Source code of charts
──────────

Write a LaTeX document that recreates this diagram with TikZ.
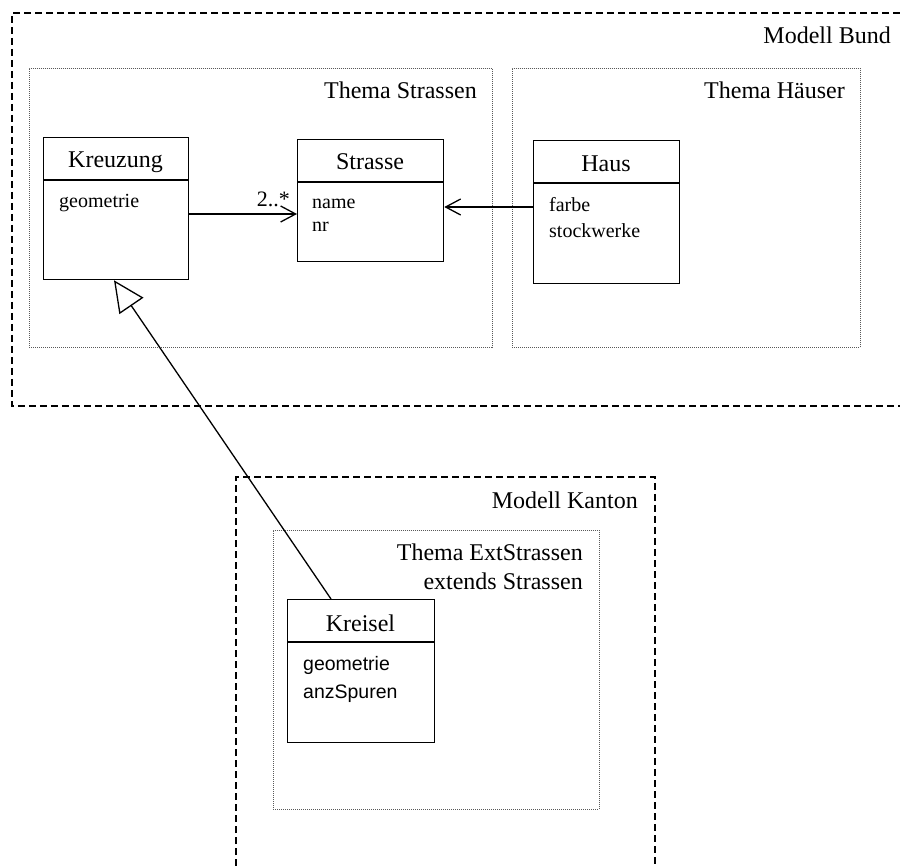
\documentclass[tikz,border=0pt]{standalone}
\usepackage{fontspec}
\setmainfont{Liberation Serif}
\newfontfamily\arialfont{Liberation Sans}
\usetikzlibrary{arrows.meta}
\begin{document}
\begin{tikzpicture}[x=1pt,y=-1pt,
  modelline/.style={line width=2.5pt, dash pattern=on 7pt off 4pt},
  themebox/.style={draw=black!65, line width=0.9pt, dash pattern=on 1pt off 1pt},
  classbox/.style={draw, line width=1.3pt, inner sep=0pt, anchor=north west},
  bigtext/.style={font=\fontsize{24}{28}\selectfont, inner sep=0pt},
  rtitle/.style={bigtext, anchor=base east},
  ctitle/.style={bigtext, anchor=base},
  attr/.style={font=\fontsize{20}{23}\selectfont, anchor=base west, inner sep=0pt},
  sattr/.style={font=\arialfont\fontsize{19.5}{23}\selectfont, anchor=base west, inner sep=0pt},
  assoc/.style={line width=1.3pt, -{Straight Barb[length=15pt,width=16pt,line width=1.3pt]}},
  gen/.style={line width=1.3pt, -{Triangle[open,length=31pt,width=29pt,line width=1.3pt,fill=white]}},
]
\useasboundingbox (0,0) rectangle (900,866);

% Modell Bund
\draw[modelline] (900,13) -- (12,13) -- (12,406) -- (900,406);
\node[rtitle] (mbund) at (891,44) {Modell Bund};

% Modell Kanton
\draw[modelline] (236,866) -- (236,477) -- (655,477) -- (655,866);
\node[rtitle] (mkanton) at (638,508) {Modell Kanton};

% Themes
\node[themebox, anchor=north west, minimum width=463pt, minimum height=279pt, inner sep=0pt] (tstrassen) at (29,68) {};
\node[rtitle] (tstrassenlbl) at (477,99) {Thema Strassen};
\node[themebox, anchor=north west, minimum width=348pt, minimum height=279pt, inner sep=0pt] (thaeuser) at (512,68) {};
\node[rtitle] (thaeuserlbl) at (845,99) {Thema Häuser};
\node[themebox, anchor=north west, minimum width=326pt, minimum height=279pt, inner sep=0pt] (text) at (273,530) {};
\node[rtitle] (textlbl1) at (583,560) {Thema ExtStrassen};
\node[rtitle] (textlbl2) at (583,589) {extends Strassen};

% Kreuzung
\node[classbox, minimum width=145pt, minimum height=142pt] (kreuzung) at (43,137) {};
\draw[line width=1.3pt] (43,180) -- (188,180);
\node[ctitle] (kreuzungt) at (115.5,168) {Kreuzung};
\node[attr] (kreuzunga) at (59,208) {geometrie};

% Strasse
\node[classbox, minimum width=146pt, minimum height=122pt] (strasse) at (297,139) {};
\draw[line width=1.3pt] (297,182) -- (443,182);
\node[ctitle] (strasset) at (370,170) {Strasse};
\node[attr] (strassea1) at (312,209) {name};
\node[attr] (strassea2) at (312,232) {nr};

% Haus
\node[classbox, minimum width=146pt, minimum height=143pt] (haus) at (533,140) {};
\draw[line width=1.3pt] (533,183) -- (679,183);
\node[ctitle] (haust) at (606,172) {Haus};
\node[attr] (hausa1) at (549,212) {farbe};
\node[attr] (hausa2) at (549,238) {stockwerke};

% Kreisel
\node[classbox, minimum width=147pt, minimum height=143pt] (kreisel) at (287,599) {};
\draw[line width=1.3pt] (287,642) -- (434,642);
\node[ctitle] (kreiselt) at (360.5,631) {Kreisel};
\node[sattr] (kreisela1) at (303,670) {geometrie};
\node[sattr] (kreisela2) at (303,698) {anzSpuren};

% connectors
\coordinate (ya) at (0,214);
\coordinate (yb) at (0,207);
\draw[assoc] (kreuzung.east |- ya) -- (strasse.west |- ya);
\node[font=\fontsize{22}{24}\selectfont, anchor=base east, inner sep=0pt] (mult) at (290,207) {2..*};
\draw[assoc] (haus.west |- yb) -- (strasse.east |- yb);
\draw[gen] ([xshift=44pt]kreisel.north west) -- ([xshift=71pt]kreuzung.south west);
\end{tikzpicture}
\end{document}
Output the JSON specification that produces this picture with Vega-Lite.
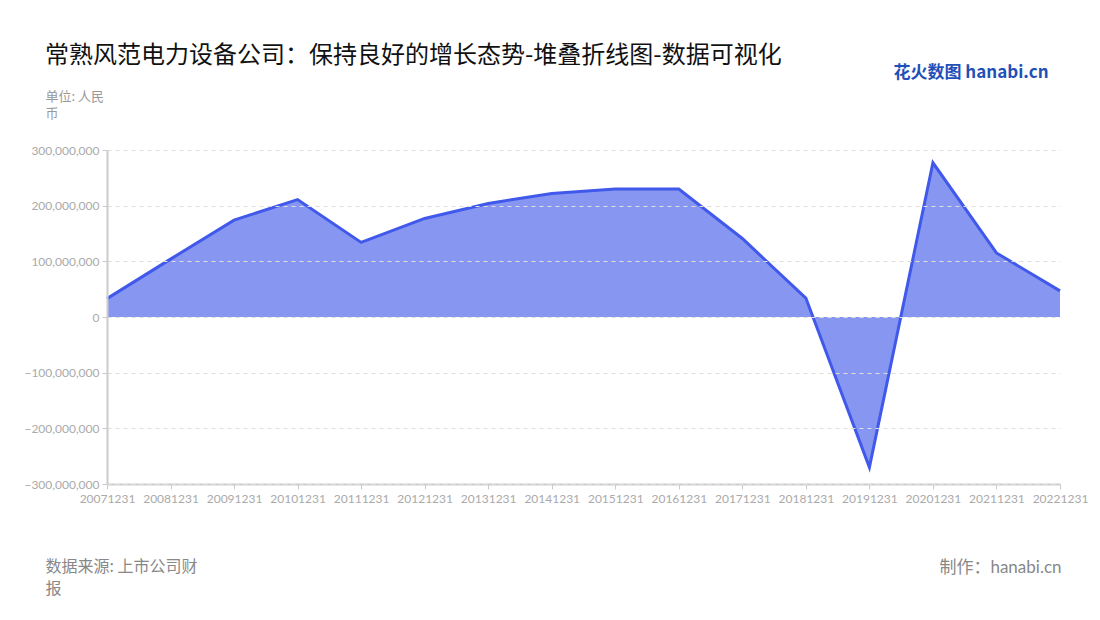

──────────

◆ **The request**:
All lines holding the word "that" should be picked out and copied.

◆ **Solution to the exercise**:
Write a LaTeX document that recreates this diagram with TikZ.
Output the JSON specification that produces this picture with Vega-Lite.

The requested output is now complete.